Nesin ise "İlk açılım gibi olmayacak. Belirleyen ve ne için yaptığını sadece Erdoğan ve bazı AKP'lilerin bildiği gibi olmayacak. Daha karşı tarafın da söylediklerinin masaya yatırılacağı bir açılım olacak. Abdullah Öcalan için Kürt sorunu içerisinde konuşan bir sürü insan vardı. Ahmet Türk, Öcalan'ın söylediklerine çok önem veren, değer veren ve bazı dediklerini 'evet böyle yapmalıyız' diye kıymet veren bir yanı var. O yüzden büyük bir olasılıkla bazı konuları Ahmet Türk ile beraber tartışarak da yapmak istiyor. Öbür türlü 'hücreme gittim bazı şeyleri kendimle tartıştım ve şu karara vardım' gibi bir şeye dönüşürdü. Hiç kimseyle tartışmadan görüşmeden kendi başına verilmiş kararlar olacaktı. Öcalan böyle bir şeyi aşmış birisi bence o yüzden tahminim benim bu. Karşılıklı tartışmayı kendisinin büyüğü ve sözlerine önem verdiği Ahmet Türk ile yapacaktır. Sırrı Süreyya'nın, Pervin Buldan'ın veya başka arkadaşların bilgisi yok mu var? Ama bizim bu ne kadar kendimizi ben dahil modernleştirmeye çalışsak da küçüğümüze değil büyüğümüze danıştığımız nokta vardır" dedi.

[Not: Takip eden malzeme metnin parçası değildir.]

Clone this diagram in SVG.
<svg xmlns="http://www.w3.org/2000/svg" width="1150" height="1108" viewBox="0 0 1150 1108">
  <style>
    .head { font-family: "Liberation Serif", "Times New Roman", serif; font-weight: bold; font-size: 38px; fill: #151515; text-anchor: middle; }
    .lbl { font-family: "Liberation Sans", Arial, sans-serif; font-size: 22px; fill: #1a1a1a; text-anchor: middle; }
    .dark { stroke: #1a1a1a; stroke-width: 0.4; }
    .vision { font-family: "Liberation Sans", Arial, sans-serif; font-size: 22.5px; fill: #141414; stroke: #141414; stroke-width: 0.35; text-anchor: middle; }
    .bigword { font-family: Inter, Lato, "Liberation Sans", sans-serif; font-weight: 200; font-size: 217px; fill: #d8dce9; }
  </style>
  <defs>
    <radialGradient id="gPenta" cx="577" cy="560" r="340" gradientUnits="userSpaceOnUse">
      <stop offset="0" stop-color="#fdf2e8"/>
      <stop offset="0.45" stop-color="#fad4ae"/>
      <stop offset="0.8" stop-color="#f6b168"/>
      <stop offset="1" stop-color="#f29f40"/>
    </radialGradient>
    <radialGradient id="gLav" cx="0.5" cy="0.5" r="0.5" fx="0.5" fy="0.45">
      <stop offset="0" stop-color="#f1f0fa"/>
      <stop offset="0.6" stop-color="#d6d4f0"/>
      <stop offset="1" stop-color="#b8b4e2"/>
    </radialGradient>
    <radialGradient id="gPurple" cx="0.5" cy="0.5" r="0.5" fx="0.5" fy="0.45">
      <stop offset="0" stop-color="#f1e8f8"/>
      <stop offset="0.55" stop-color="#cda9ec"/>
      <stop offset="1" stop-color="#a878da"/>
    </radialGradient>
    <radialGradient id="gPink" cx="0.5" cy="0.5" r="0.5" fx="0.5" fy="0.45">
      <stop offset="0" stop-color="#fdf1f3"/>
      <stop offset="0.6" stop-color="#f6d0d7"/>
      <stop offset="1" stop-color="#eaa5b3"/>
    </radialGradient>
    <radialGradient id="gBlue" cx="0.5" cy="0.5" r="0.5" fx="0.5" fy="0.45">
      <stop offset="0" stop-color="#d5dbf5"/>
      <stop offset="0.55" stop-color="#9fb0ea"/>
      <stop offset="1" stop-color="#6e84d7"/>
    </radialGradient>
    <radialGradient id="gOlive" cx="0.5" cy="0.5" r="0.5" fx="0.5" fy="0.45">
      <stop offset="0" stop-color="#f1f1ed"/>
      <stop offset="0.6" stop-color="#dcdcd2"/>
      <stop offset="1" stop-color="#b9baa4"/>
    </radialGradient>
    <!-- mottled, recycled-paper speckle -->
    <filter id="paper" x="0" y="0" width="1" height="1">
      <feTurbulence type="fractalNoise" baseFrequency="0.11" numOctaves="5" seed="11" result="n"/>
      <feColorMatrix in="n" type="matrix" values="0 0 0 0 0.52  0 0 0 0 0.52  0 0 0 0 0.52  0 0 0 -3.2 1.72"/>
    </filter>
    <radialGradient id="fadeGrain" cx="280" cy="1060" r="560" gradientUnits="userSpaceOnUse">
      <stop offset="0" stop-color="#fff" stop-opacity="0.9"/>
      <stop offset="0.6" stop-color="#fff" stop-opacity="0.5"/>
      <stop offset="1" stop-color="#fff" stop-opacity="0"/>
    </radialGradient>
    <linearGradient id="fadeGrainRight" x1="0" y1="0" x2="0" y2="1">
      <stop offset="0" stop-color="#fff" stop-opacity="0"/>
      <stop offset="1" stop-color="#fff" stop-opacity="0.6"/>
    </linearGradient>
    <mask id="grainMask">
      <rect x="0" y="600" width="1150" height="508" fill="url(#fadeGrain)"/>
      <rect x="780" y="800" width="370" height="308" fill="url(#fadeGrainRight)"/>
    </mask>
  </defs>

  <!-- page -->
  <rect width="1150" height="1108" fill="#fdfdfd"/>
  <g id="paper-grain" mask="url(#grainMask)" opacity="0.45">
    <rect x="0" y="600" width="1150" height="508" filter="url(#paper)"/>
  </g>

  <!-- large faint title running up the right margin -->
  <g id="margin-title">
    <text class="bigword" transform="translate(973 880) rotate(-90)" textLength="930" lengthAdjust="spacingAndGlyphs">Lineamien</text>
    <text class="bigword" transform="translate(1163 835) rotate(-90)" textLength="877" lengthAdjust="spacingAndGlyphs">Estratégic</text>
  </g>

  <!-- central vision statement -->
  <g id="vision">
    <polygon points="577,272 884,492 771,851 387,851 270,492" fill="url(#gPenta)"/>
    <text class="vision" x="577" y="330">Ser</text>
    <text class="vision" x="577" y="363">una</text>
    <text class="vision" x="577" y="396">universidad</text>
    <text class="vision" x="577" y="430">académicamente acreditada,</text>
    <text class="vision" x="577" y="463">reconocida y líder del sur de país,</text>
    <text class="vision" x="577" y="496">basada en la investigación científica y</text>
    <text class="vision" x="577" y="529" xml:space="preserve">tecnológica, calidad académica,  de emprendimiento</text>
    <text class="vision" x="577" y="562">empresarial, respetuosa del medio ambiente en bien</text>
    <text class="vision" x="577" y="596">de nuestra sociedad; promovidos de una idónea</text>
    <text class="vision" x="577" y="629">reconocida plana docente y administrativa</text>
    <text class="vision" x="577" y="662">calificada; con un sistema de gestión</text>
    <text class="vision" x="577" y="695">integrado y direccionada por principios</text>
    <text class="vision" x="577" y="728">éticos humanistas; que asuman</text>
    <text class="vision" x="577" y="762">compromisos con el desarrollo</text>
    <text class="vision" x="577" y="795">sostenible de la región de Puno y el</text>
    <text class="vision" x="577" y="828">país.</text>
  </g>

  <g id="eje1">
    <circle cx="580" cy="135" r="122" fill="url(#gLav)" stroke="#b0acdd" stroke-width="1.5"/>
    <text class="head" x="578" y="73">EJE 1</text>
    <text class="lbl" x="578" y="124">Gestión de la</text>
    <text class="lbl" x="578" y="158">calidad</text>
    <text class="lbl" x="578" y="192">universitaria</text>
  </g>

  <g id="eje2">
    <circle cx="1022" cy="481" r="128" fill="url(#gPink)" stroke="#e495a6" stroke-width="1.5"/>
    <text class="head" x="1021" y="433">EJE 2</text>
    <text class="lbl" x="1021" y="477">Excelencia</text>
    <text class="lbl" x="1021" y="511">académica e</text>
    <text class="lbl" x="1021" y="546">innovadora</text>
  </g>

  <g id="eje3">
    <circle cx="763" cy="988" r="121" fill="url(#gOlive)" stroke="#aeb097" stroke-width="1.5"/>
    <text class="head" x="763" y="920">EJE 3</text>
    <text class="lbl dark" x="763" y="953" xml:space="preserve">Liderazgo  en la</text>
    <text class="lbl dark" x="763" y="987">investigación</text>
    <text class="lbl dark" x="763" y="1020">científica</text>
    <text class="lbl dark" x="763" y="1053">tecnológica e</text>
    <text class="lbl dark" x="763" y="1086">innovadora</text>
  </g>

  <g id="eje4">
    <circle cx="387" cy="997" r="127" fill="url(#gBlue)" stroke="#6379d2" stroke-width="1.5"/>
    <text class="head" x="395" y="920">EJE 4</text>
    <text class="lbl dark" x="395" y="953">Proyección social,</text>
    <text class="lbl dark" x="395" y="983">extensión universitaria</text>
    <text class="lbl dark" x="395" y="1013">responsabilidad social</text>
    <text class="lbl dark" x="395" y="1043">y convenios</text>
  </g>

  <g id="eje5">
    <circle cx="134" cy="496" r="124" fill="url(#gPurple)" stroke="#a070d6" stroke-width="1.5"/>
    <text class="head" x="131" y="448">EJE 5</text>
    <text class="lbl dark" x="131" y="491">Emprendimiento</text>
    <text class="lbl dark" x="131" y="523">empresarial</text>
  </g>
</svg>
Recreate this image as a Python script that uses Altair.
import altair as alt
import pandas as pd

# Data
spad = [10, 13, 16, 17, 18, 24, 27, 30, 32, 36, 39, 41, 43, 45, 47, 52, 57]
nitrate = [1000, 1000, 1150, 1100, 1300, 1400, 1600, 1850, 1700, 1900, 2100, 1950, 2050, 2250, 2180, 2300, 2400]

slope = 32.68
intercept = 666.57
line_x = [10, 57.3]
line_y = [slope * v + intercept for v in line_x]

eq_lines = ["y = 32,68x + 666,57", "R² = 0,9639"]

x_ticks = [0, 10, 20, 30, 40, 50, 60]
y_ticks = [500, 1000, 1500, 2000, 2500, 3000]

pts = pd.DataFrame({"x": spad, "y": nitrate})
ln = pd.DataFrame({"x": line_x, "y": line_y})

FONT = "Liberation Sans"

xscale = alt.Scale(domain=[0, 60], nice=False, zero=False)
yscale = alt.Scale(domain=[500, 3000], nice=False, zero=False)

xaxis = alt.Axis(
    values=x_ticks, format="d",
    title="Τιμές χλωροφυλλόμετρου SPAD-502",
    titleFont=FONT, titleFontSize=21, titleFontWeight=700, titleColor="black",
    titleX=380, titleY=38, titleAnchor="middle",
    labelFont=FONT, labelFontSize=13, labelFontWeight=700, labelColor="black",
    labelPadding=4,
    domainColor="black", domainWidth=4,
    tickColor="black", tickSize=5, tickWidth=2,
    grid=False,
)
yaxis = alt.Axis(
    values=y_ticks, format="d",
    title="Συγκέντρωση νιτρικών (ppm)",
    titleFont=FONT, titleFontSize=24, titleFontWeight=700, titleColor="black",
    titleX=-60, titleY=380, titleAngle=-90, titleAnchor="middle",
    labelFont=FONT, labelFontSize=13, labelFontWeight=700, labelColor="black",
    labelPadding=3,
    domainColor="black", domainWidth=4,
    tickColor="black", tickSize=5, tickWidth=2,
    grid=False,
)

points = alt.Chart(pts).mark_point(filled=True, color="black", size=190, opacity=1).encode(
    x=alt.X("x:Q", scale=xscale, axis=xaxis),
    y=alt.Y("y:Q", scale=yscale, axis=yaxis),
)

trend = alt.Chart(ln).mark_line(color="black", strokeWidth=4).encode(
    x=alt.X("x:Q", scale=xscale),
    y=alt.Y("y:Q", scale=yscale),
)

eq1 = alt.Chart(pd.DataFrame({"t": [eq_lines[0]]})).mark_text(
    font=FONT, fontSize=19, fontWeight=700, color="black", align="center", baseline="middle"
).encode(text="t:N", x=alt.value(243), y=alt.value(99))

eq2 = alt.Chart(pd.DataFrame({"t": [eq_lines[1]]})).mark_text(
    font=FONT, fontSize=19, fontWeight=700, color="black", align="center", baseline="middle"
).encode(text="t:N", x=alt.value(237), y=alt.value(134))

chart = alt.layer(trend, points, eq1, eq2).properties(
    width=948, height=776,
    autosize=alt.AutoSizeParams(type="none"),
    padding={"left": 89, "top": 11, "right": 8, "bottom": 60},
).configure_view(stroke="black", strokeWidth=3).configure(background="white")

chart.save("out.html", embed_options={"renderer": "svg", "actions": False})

Bütün projenin Erdoğan'ın dışında gelişiyor şeklinde söylenmesine rağmen Erdoğan'ın inisiyatifiyle ve Erdoğan'ın bir biçimde o işe katılmasıyla, elini rahatlatacak başka bir pozisyona dönüşmesi şeklinde endişelerinin olduğunu ifade eden Öztürk, "Erdoğan son seçimlere Avrasyacılarla beraber girdi. Onların desteği ile bu seçimi kazandı. Muhtemelen hafızasında kalacak bir seçimdi. Ama Erdoğan'ın ondan önce ve hemen son seçiminden sonra ben yine Natocularla gideyim el sıkışayım demesinin bir bedeli olacaktır. Sonuçta bu bedeli bir biçimde ödetecekler. Önümüze gelen şey Erdoğan'a rağmen mi Erdoğan ile birlikte mi? Erdoğan'ın da içinde olduğu bir şey yoksa onun önüne konulan 'al kardeşim senin yol haritan bu, bu haritaya hiç itiraz etmeden uyacaksın' denilmesinin sonucu mu? Bu konuda kafamdaki soru işaretleri azalmış değil" diye ifade etti.